Subaru's wireless keyless entry protocol uses a system of "rolling codes" that jump from one value to another in a way that is supposed to be impossible to predict without possession of a cryptographic secret, shared by both the keys and the cars' firmware.
But an error in the design of this protocol makes it very easy to guess the upcoming codes by listening in on an earlier lock/unlock session. That means that when you bip your Subaru, a nearby eavesdropper with $15-30 worth of radio equipment can intercept the session, do a little math, and figure out what codes will re-open your car after you walk away.

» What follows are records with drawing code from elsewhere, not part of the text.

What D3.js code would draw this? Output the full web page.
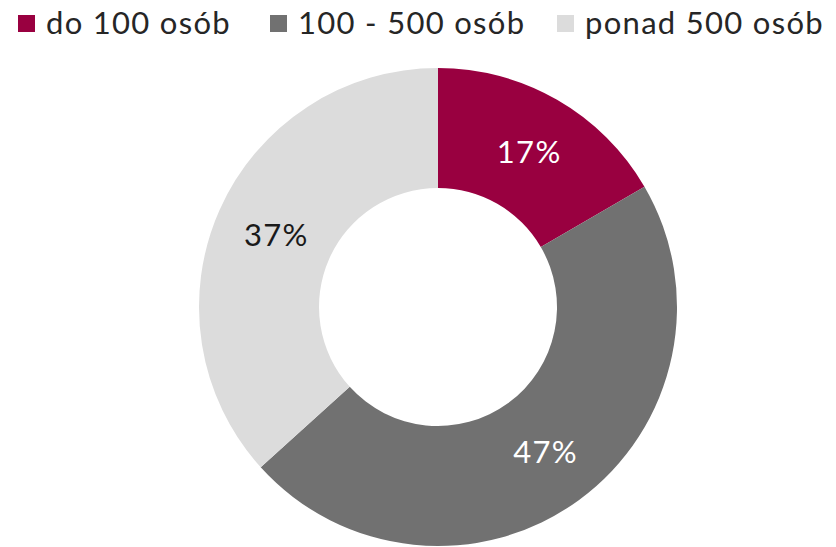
<!DOCTYPE html>
<html lang="pl">
<head>
<meta charset="UTF-8">
<title>donut</title>
<script src="https://cdn.jsdelivr.net/npm/d3@7"></script>
<style>
  body { margin: 0; background: #fff; }
  text { font-family: Lato, "Open Sans", sans-serif; letter-spacing: 1.3px; }
</style>
</head>
<body>
<div id="root"></div>
<script>
// data
var categories = ['do 100 osób', '100 - 500 osób', 'ponad 500 osób']
var values = [16.6, 46.7, 36.7]
var labels = ['17%', '47%', '37%']
var colors = ['#990040', '#717171', '#dcdcdc']
var labelColors = ['#ffffff', '#ffffff', '#1a1a1a']

var width = 836
var height = 547
var cx = 438, cy = 307
var outerR = 239, innerR = 119

var svg = d3.select('#root').append('svg')
    .attr('width', width)
    .attr('height', height)

var color = d3.scaleOrdinal().domain(categories).range(colors)

var pie = d3.pie().sort(null).value(function(d) { return d.value })
var arc = d3.arc().innerRadius(innerR).outerRadius(outerR)

var data = categories.map(function(c, i) {
    return { name: c, value: values[i], label: labels[i], lc: labelColors[i] }
})

var g = svg.append('g').attr('transform', 'translate(' + cx + ',' + cy + ')')

var slices = g.selectAll('g.slice')
    .data(pie(data))
    .enter().append('g').attr('class', 'slice')

slices.append('path')
    .attr('d', arc)
    .attr('fill', function(d) { return color(d.data.name) })

slices.append('text')
    .attr('transform', function(d) { return 'translate(' + arc.centroid(d) + ')' })
    .attr('x', 2)
    .attr('text-anchor', 'middle')
    .attr('dy', '0.36em')
    .attr('font-size', 31)
    .attr('fill', function(d) { return d.data.lc })
    .text(function(d) { return d.data.label })

// legend
var legendX = [18, 270, 557]
var legend = svg.selectAll('g.legend')
    .data(categories)
    .enter().append('g').attr('class', 'legend')
    .attr('transform', function(d, i) { return 'translate(' + legendX[i] + ',0)' })

legend.append('rect')
    .attr('x', 0).attr('y', 15)
    .attr('width', 17).attr('height', 17)
    .attr('fill', function(d) { return color(d) })

legend.append('text')
    .attr('x', 28).attr('y', 34)
    .attr('font-size', 31)
    .attr('fill', '#262626')
    .text(function(d) { return d })
</script>
</body>
</html>
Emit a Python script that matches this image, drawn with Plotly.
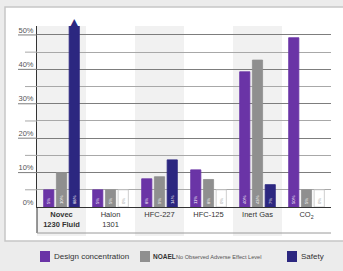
import plotly.graph_objects as go

# ---- data ----
categories = ["<b>Novec<br>1230 Fluid</b>", "Halon<br>1301", "HFC-227", "HFC-125", "Inert Gas", "CO<sub>2</sub>"]
design_values = [5, 5, 8.2, 10.8, 39.3, 49.2]      # drawn bar heights (%)
noael_values = [10, 5, 8.8, 8, 42.7, 5]
safety_values = [60, 5, 13.7, 5, 6.5, 5]
design_labels = ["5%", "5%", "8%", "11%", "40%", "50%"]
noael_labels = ["10%", "5%", "9%", "8%", "43%", "5%"]
safety_labels = ["88%", "0%", "14%", "0%", "7%", "0%"]
series_names = ["Design concentration", "NOAEL", "Safety"]
noael_note = "No Observed Adverse Effect Level"
y_major = [0, 10, 20, 30, 40, 50]
y_minor = [5, 15, 25, 35, 45]

PURPLE = "#6a34a6"
GRAY = "#8f8f8f"
NAVY = "#2c2780"
FONT = "Liberation Sans, Arial, sans-serif"

W, H = 343, 271
L, R, T, B = 37, 12, 26, 64
plot_h = H - T - B
plot_w = W - L - R
Y_MAX = 52.6


def py(pix):  # pixel row -> paper y
    return (H - B - pix) / plot_h


def px(pix):  # pixel column -> paper x
    return (pix - L) / plot_w


fig = go.Figure()

def add_bar(name, vals, labels, color, textcol):
    is_zero = [lab == "0%" for lab in labels]
    fig.add_trace(go.Bar(
        name=name, x=categories, y=vals,
        text=labels, textposition="inside", insidetextanchor="start",
        textangle=-90,
        insidetextfont=dict(size=6, family=FONT,
                            color=["#9a9a9a" if z else textcol for z in is_zero]),
        marker=dict(color=["#ffffff" if z else color for z in is_zero],
                    line=dict(color=["#c0c0c0" if z else color for z in is_zero], width=0.8)),
        hoverinfo="skip", showlegend=False,
    ))

add_bar(series_names[0], design_values, design_labels, PURPLE, "#ffffff")
add_bar(series_names[1], noael_values, noael_labels, GRAY, "#ffffff")
add_bar(series_names[2], safety_values, safety_labels, NAVY, "#ffffff")

shapes = []
# card background
shapes.append(dict(type="rect", xref="paper", yref="paper", x0=px(5), x1=px(W + 5),
                   y0=py(241), y1=py(7), fillcolor="#ffffff",
                   line=dict(color="#c6c6c6", width=1.5), layer="below"))
# alternating column shading
for i in range(0, len(categories), 2):
    shapes.append(dict(type="rect", xref="x", yref="paper", x0=i - 0.5, x1=i + 0.5,
                       y0=py(236), y1=1, fillcolor="#f1f1f1", line=dict(width=0), layer="below"))
# gridline extensions to the left of the axis
for v in y_major[1:]:
    shapes.append(dict(type="line", xref="paper", yref="y", x0=px(18), x1=0, y0=v, y1=v,
                       line=dict(color="#7d7d7d", width=1)))
for v in y_minor:
    shapes.append(dict(type="line", xref="paper", yref="y", x0=px(25), x1=0, y0=v, y1=v,
                       line=dict(color="#a8a8a8", width=1)))
# label box below the axis
shapes.append(dict(type="line", xref="paper", yref="paper", x0=0, x1=0, y0=py(233), y1=0,
                   line=dict(color="#333333", width=1)))
shapes.append(dict(type="line", xref="paper", yref="paper", x0=0, x1=1, y0=py(233), y1=py(233),
                   line=dict(color="#9a9a9a", width=1)))

# manual legend (swatches + text)
legend_swatch_x = [40, 140, 287]
legend_colors = [PURPLE, GRAY, NAVY]
for sx, col in zip(legend_swatch_x, legend_colors):
    shapes.append(dict(type="rect", xref="paper", yref="paper", x0=px(sx), x1=px(sx + 10),
                       y0=py(262), y1=py(251), fillcolor=col, line=dict(width=0)))

annotations = [
    # arrow tip on the out-of-range safety bar
    dict(x=categories[0], y=1, xref="x", yref="paper", text="▲", showarrow=False,
         xshift=12.7, yanchor="bottom", yshift=-5,
         font=dict(size=11, color=NAVY, family="DejaVu Sans")),
    dict(x=px(52), y=py(256.5), xref="paper", yref="paper", text=series_names[0],
         showarrow=False, xanchor="left", yanchor="middle",
         font=dict(size=8, color="#333333", family=FONT)),
    dict(x=px(151), y=py(256.5), xref="paper", yref="paper", text="<b>" + series_names[1] + "</b>",
         showarrow=False, xanchor="left", yanchor="middle",
         font=dict(size=6.5, color="#333333", family=FONT)),
    dict(x=px(174), y=py(256.5), xref="paper", yref="paper", text=noael_note,
         showarrow=False, xanchor="left", yanchor="middle",
         font=dict(size=5.6, color="#555555", family=FONT)),
    dict(x=px(299), y=py(256.5), xref="paper", yref="paper", text=series_names[2],
         showarrow=False, xanchor="left", yanchor="middle",
         font=dict(size=8, color="#333333", family=FONT)),
]

fig.update_layout(
    width=W, height=H,
    margin=dict(l=L, r=R, t=T, b=B),
    paper_bgcolor="#ececec",
    plot_bgcolor="rgba(0,0,0,0)",
    barmode="group", bargap=0.22, bargroupgap=0.2,
    font=dict(family=FONT, size=7.5, color="#333333"),
    shapes=shapes,
    annotations=annotations,
    showlegend=False,
    xaxis=dict(type="category", showline=True, linecolor="#333333", linewidth=1,
               showgrid=False, ticks="", tickfont=dict(size=7.5, color="#333333", family=FONT),
               fixedrange=True, automargin=False),
    yaxis=dict(range=[0, Y_MAX], tickvals=y_major, ticktext=[f"{v}%" for v in y_major],
               showgrid=True, gridcolor="#7d7d7d", gridwidth=1,
               minor=dict(tickvals=y_minor, showgrid=True, gridcolor="#a8a8a8", gridwidth=1),
               showline=True, linecolor="#333333", linewidth=1, zeroline=False,
               ticks="", ticklabelshift=-5, ticklabelstandoff=1,
               tickfont=dict(size=7.5, color="#555555", family=FONT), fixedrange=True,
               automargin=False),
)

fig.write_html("out.html", config={"displayModeBar": False},
               post_script="document.body.style.margin='0';")
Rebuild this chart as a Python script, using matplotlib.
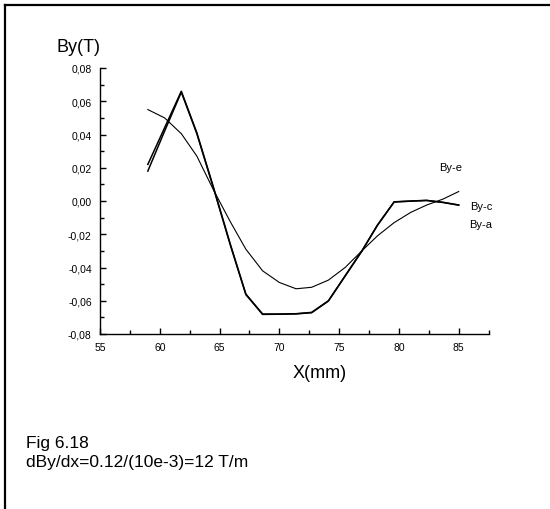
import matplotlib
matplotlib.use("Agg")
import matplotlib.pyplot as plt
from matplotlib.ticker import MultipleLocator, FuncFormatter
from matplotlib.lines import Line2D

plt.rcParams['font.family'] = ['Liberation Sans', 'DejaVu Sans']

# positions along X (mm)
x_mm = [59.0, 60.4, 61.8, 63.1, 64.5, 65.9, 67.2, 68.6, 70.0, 71.4,
        72.7, 74.1, 75.5, 76.9, 78.2, 79.6, 81.0, 82.3, 83.7, 85.0]

# By (T) for each probe line
by_e = [0.022, 0.044, 0.066, 0.041, 0.008, -0.026, -0.056, -0.068, -0.068, -0.0678,
        -0.067, -0.060, -0.045, -0.030, -0.0145, -0.0005, 0.0, 0.0004, -0.0008, -0.0024]
by_c = [0.018, 0.042, 0.0655, 0.0405, 0.0075, -0.0265, -0.0563, -0.0682, -0.0681, -0.0679,
        -0.0672, -0.0602, -0.0452, -0.0302, -0.0147, -0.0006, -0.0001, 0.0003, -0.0009, -0.0025]
by_a = [0.055, 0.050, 0.0405, 0.027, 0.0065, -0.0125, -0.029, -0.042, -0.049, -0.0528,
        -0.0519, -0.0476, -0.040, -0.030, -0.021, -0.013, -0.0068, -0.0025, 0.0012, 0.0057]

fig = plt.figure(figsize=(5.5, 5.1), dpi=100)
ax = fig.add_axes([100 / 550, 1 - 335 / 510, 388.6 / 550, 266 / 510])

ax.plot(x_mm, by_e, color='black', linewidth=1.1)
ax.plot(x_mm, by_c, color='black', linewidth=1.1)
ax.plot(x_mm, by_a, color='black', linewidth=0.8)

ax.set_xlim(55, 87.5)
ax.set_ylim(-0.08, 0.08)

ax.xaxis.set_major_locator(MultipleLocator(5))
ax.xaxis.set_minor_locator(MultipleLocator(2.5))
ax.yaxis.set_major_locator(MultipleLocator(0.02))
ax.yaxis.set_minor_locator(MultipleLocator(0.01))
ax.yaxis.set_major_formatter(FuncFormatter(lambda v, p: f"{v:.2f}".replace('.', ',').replace('-0,00', '0,00')))
ax.xaxis.set_major_formatter(FuncFormatter(lambda v, p: f"{v:.0f}"))

for s in ['top', 'right']:
    ax.spines[s].set_visible(False)
for s in ['left', 'bottom']:
    ax.spines[s].set_linewidth(1.0)

ax.tick_params(which='major', direction='in', length=4.5, width=1.0, labelsize=7.5, pad=6)
ax.tick_params(which='minor', direction='in', length=3, width=1.0)
ax.set_facecolor('none')

# curve labels
fig.text(451 / 550, 1 - 168 / 510, 'By-e', fontsize=8, ha='center', va='center')
fig.text(481 / 550, 1 - 207 / 510, 'By-c', fontsize=8, ha='center', va='center')
fig.text(481 / 550, 1 - 225.5 / 510, 'By-a', fontsize=8, ha='center', va='center')

fig.text(56 / 550, 1 - 52 / 510, 'By(T)', fontsize=13, ha='left', va='baseline')
fig.text(320 / 550, 1 - 378 / 510, 'X(mm)', fontsize=13, ha='center', va='baseline')
fig.text(26 / 550, 1 - 448 / 510, 'Fig 6.18', fontsize=12.5, ha='left', va='baseline')
fig.text(26 / 550, 1 - 467 / 510, 'dBy/dx=0.12/(10e-3)=12 T/m', fontsize=12.5, ha='left', va='baseline')

# frame around the figure (top and left edges visible)
fig.add_artist(Line2D([5 / 550, 5 / 550], [0, 1 - 5.5 / 510], color='black', linewidth=1.6))
fig.add_artist(Line2D([5 / 550, 1], [1 - 5.5 / 510, 1 - 5.5 / 510], color='black', linewidth=1.6))

fig.savefig('out.png', dpi=100, facecolor='white')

The defect was discovered and documented by Dutch electronics engineer Tom Wimmenhove, who experimented on his own Subaru to make his finding. Wimmenhove tried to report his findings to Subaru but they brushed him off and asked him to fill in a questionnaire in order to become a "partner" before they'd listen to him.
Here are some affected models: Baja (2006); Forester (2005-10); Impreza (2005-11); Legacy (2005-10); Outback (2005-10).
The rig to carry out such attacks is not even expensive, varying from $15 to $30, depending on price and used components.
"Currently, I'm using a Raspberry Pi B+ ($25), a Wi-Fi dongle ($2) and a TV dongle ($8), but the Raspberry Pi B+ and WiFi dongle could both be replaced with a single Raspberry Pi Zero W ($10), which has WiFi on board," Wimmenhove told Bleeping.
"Then you need a 433MHz antenna ($1) and an MCX to SMA convertor ($1) to stick the antenna onto the dongle," he added. "Finally, you need something to power the thing. I'm assuming most people have some kind of Lithium-Ion power bank laying around. If not, they don't cost much either."